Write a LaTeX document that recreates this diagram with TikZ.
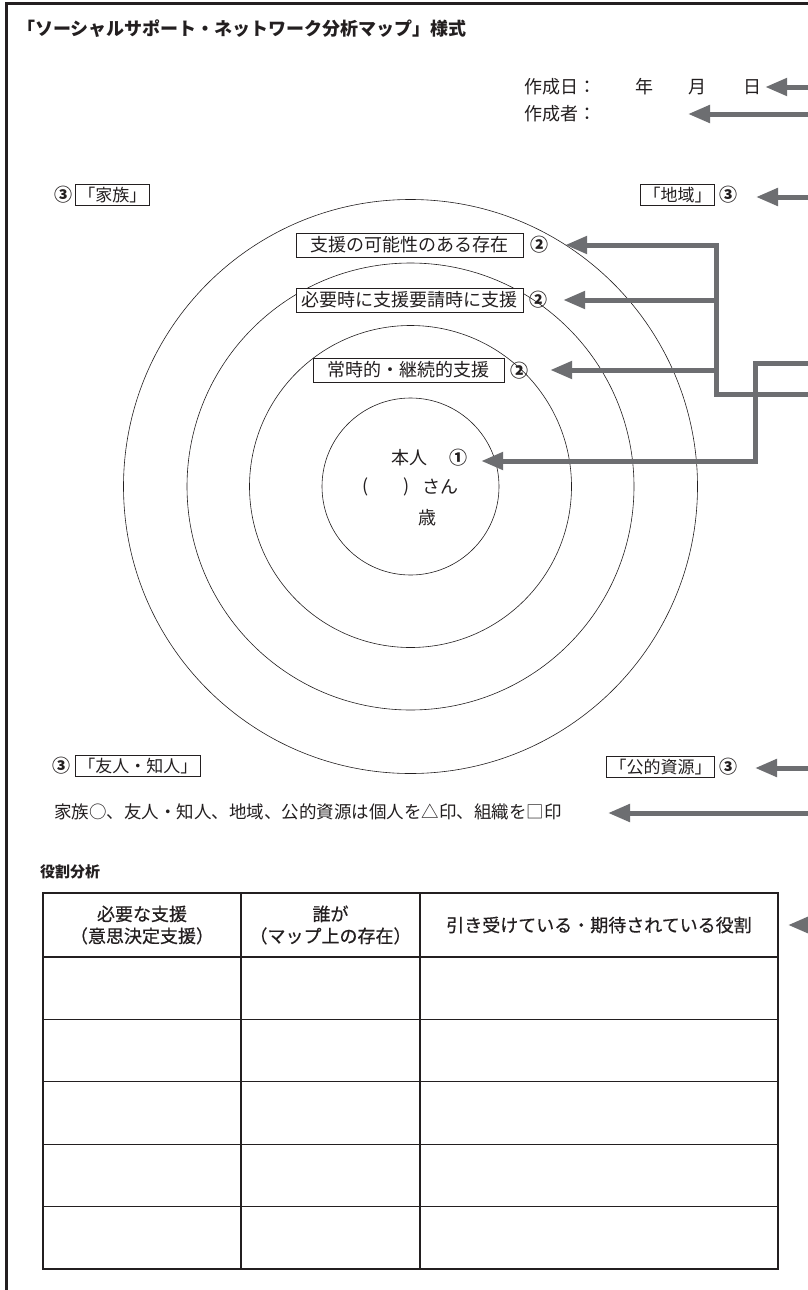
\documentclass[tikz,border=0pt]{standalone}
\usepackage{fontspec}
\setmainfont{Noto Sans CJK JP}
\newfontfamily\jpmed{Noto Sans CJK JP}[FakeBold=0.5]
\usetikzlibrary{arrows.meta}
\definecolor{arrowgray}{HTML}{6D6E71}
\definecolor{ink}{HTML}{231F20}
\begin{document}
\begin{tikzpicture}[x=1pt,y=-1pt,
  txt/.style={inner sep=0pt, font=\fontsize{18}{20}\selectfont, text=ink},
  num/.style={inner sep=0pt, font=\fontsize{18}{20}\selectfont\bfseries, text=ink},
  tag/.style={draw=ink, line width=0.9pt, inner xsep=3pt, inner ysep=3pt, font=\fontsize{17}{19}\selectfont, text=ink},
  bigtag/.style={draw=ink, line width=0.9pt, inner sep=0pt, minimum height=24pt, font=\fontsize{18}{20}\selectfont, text=ink},
  ring/.style={draw=ink, line width=0.6pt},
  garrow/.style={draw=arrowgray, line width=5pt, line join=miter, -{Triangle[length=22pt,width=17pt]}},
  tbl/.style={draw=ink, line width=1.1pt},
  head/.style={inner sep=0pt, align=center, font=\fontsize{18}{22}\selectfont\jpmed, text=ink}
]
\useasboundingbox (0,0) rectangle (808,1290);
\fill[white] (0,0) rectangle (808,1290);
% frame
\draw[ink, line width=3pt, line join=miter] (6,1295) -- (6,4) -- (812,4);

% title
\node[txt, anchor=west, font=\fontsize{18}{20}\selectfont\bfseries] (title) at (17,29) {「ソーシャルサポート・ネットワーク分析マップ」様式};

% date / author
\node[txt, anchor=west] (made) at (524,87) {作成日：};
\node[txt] (yr) at (644,87) {年};
\node[txt] (mo) at (697,87) {月};
\node[txt] (dy) at (752,87) {日};
\coordinate (dyS) at (812,87);
\draw[garrow] (dyS) -- ([xshift=4pt]dy.east);

\node[txt, anchor=west] (author) at (524,114) {作成者：};
\coordinate (authS) at (812,114);
\coordinate (authT) at (688,114);
\draw[garrow] (authS) -- (authT);

% family / region
\node[num] (c3fam) at (63,195) {③};
\node[tag, anchor=west] (fam) at (75,195) {「家族」};
\node[tag, anchor=east] (reg) at (715,195) {「地域」};
\node[num] (c3reg) at (728,195) {③};
\coordinate (regS) at (812,197);
\coordinate (regT) at (756,197);
\draw[garrow] (regS) -- (regT);

% rings
\coordinate (ctr) at (410.5,486.5);
\draw[ring] (ctr) circle[radius=88.5];
\draw[ring] (ctr) circle[radius=161];
\draw[ring] (ctr) circle[radius=223.5];
\draw[ring] (ctr) circle[radius=287];

% ring labels
\node[bigtag, fill=white, minimum width=227pt] (pot) at (409.5,245) {支援の可能性のある存在};
\node[num] (c2a) at (539,245) {②};
\node[bigtag, fill=white, minimum width=227pt] (need) at (409.5,300) {必要時に支援要請時に支援};
\node[num] (c2b) at (538,300) {②};
\node[bigtag, fill=white, minimum width=191pt] (const) at (408.5,370) {常時的・継続的支援};
\node[num] (c2c) at (519,371) {②};

% self
\node[txt] (self) at (409,458) {本人};
\node[num] (one) at (458,458) {①};
\node[txt] (lp) at (366,487) {(};
\node[txt] (rp) at (407,487) {)};
\node[txt] (san) at (440,487) {さん};
\node[txt] (age) at (427,518) {歳};

% trunk arrows
\coordinate (trS) at (812,394);
\coordinate (trC) at (716,394);
\coordinate (trT) at (716,245);
\coordinate (trB) at (716,300);
\coordinate (trD) at (716,370);
\draw[garrow] (trS) -- (trC) -- (trT) -- ([xshift=17pt]c2a.east);
\draw[garrow] (trB) -- ([xshift=16pt]c2b.east);
\draw[garrow] (trD) -- ([xshift=22pt,yshift=1pt]c2c.east);

\coordinate (p2S) at (812,363);
\coordinate (p2A) at (755,363);
\coordinate (p2B) at (755,461);
\draw[garrow] (p2S) -- (p2A) -- (p2B) -- ([xshift=14pt,yshift=-3pt]one.east);

% friends / public
\node[num] (c3fr) at (61,766) {③};
\node[tag, anchor=west] (fr) at (75,766) {「友人・知人」};
\node[tag, anchor=east] (pub) at (715,767) {「公的資源」};
\node[num] (c3pub) at (728,767) {③};
\coordinate (pubS) at (812,768);
\coordinate (pubT) at (755,768);
\draw[garrow] (pubS) -- (pubT);

\node[txt, anchor=west, font=\fontsize{17.5}{19}\selectfont] (desc) at (54,812) {家族○、友人・知人、地域、公的資源は個人を△印、組織を□印};
\coordinate (descS) at (812,813);
\coordinate (descT) at (608,813);
\draw[garrow] (descS) -- (descT);

% role analysis
\node[txt, anchor=west, font=\fontsize{15}{17}\selectfont\bfseries] (role) at (40,872) {役割分析};

\draw[tbl] (43,893) rectangle (778,1269);
\foreach \yy in {957,1019.4,1081.8,1144.2,1206.6} \draw[tbl] (43,\yy) -- (778,\yy);
\draw[tbl] (241,893) -- (241,1269);
\draw[tbl] (420,893) -- (420,1269);

\node[head] (h1) at (142,925) {必要な支援\\（意思決定支援）};
\node[head] (h2) at (330.5,925) {誰が\\（マップ上の存在）};
\node[head] (h3) at (599,925) {引き受けている・期待されている役割};
\coordinate (tblS) at (812,925);
\coordinate (tblT) at (788,925);
\draw[garrow] (tblS) -- (tblT);
\end{tikzpicture}
\end{document}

**Aim:** Reproduce the material above from its first line through the line containing "(dyS) -- ([xshift=4pt]dy.east);", both ends included, and skip every picture.

**Output of the exercise:**
Write a LaTeX document that recreates this diagram with TikZ.
\documentclass[tikz,border=0pt]{standalone}
\usepackage{fontspec}
\setmainfont{Noto Sans CJK JP}
\newfontfamily\jpmed{Noto Sans CJK JP}[FakeBold=0.5]
\usetikzlibrary{arrows.meta}
\definecolor{arrowgray}{HTML}{6D6E71}
\definecolor{ink}{HTML}{231F20}
\begin{document}
\begin{tikzpicture}[x=1pt,y=-1pt,
  txt/.style={inner sep=0pt, font=\fontsize{18}{20}\selectfont, text=ink},
  num/.style={inner sep=0pt, font=\fontsize{18}{20}\selectfont\bfseries, text=ink},
  tag/.style={draw=ink, line width=0.9pt, inner xsep=3pt, inner ysep=3pt, font=\fontsize{17}{19}\selectfont, text=ink},
  bigtag/.style={draw=ink, line width=0.9pt, inner sep=0pt, minimum height=24pt, font=\fontsize{18}{20}\selectfont, text=ink},
  ring/.style={draw=ink, line width=0.6pt},
  garrow/.style={draw=arrowgray, line width=5pt, line join=miter, -{Triangle[length=22pt,width=17pt]}},
  tbl/.style={draw=ink, line width=1.1pt},
  head/.style={inner sep=0pt, align=center, font=\fontsize{18}{22}\selectfont\jpmed, text=ink}
]
\useasboundingbox (0,0) rectangle (808,1290);
\fill[white] (0,0) rectangle (808,1290);
% frame
\draw[ink, line width=3pt, line join=miter] (6,1295) -- (6,4) -- (812,4);

% title
\node[txt, anchor=west, font=\fontsize{18}{20}\selectfont\bfseries] (title) at (17,29) {「ソーシャルサポート・ネットワーク分析マップ」様式};

% date / author
\node[txt, anchor=west] (made) at (524,87) {作成日：};
\node[txt] (yr) at (644,87) {年};
\node[txt] (mo) at (697,87) {月};
\node[txt] (dy) at (752,87) {日};
\coordinate (dyS) at (812,87);
\draw[garrow] (dyS) -- ([xshift=4pt]dy.east);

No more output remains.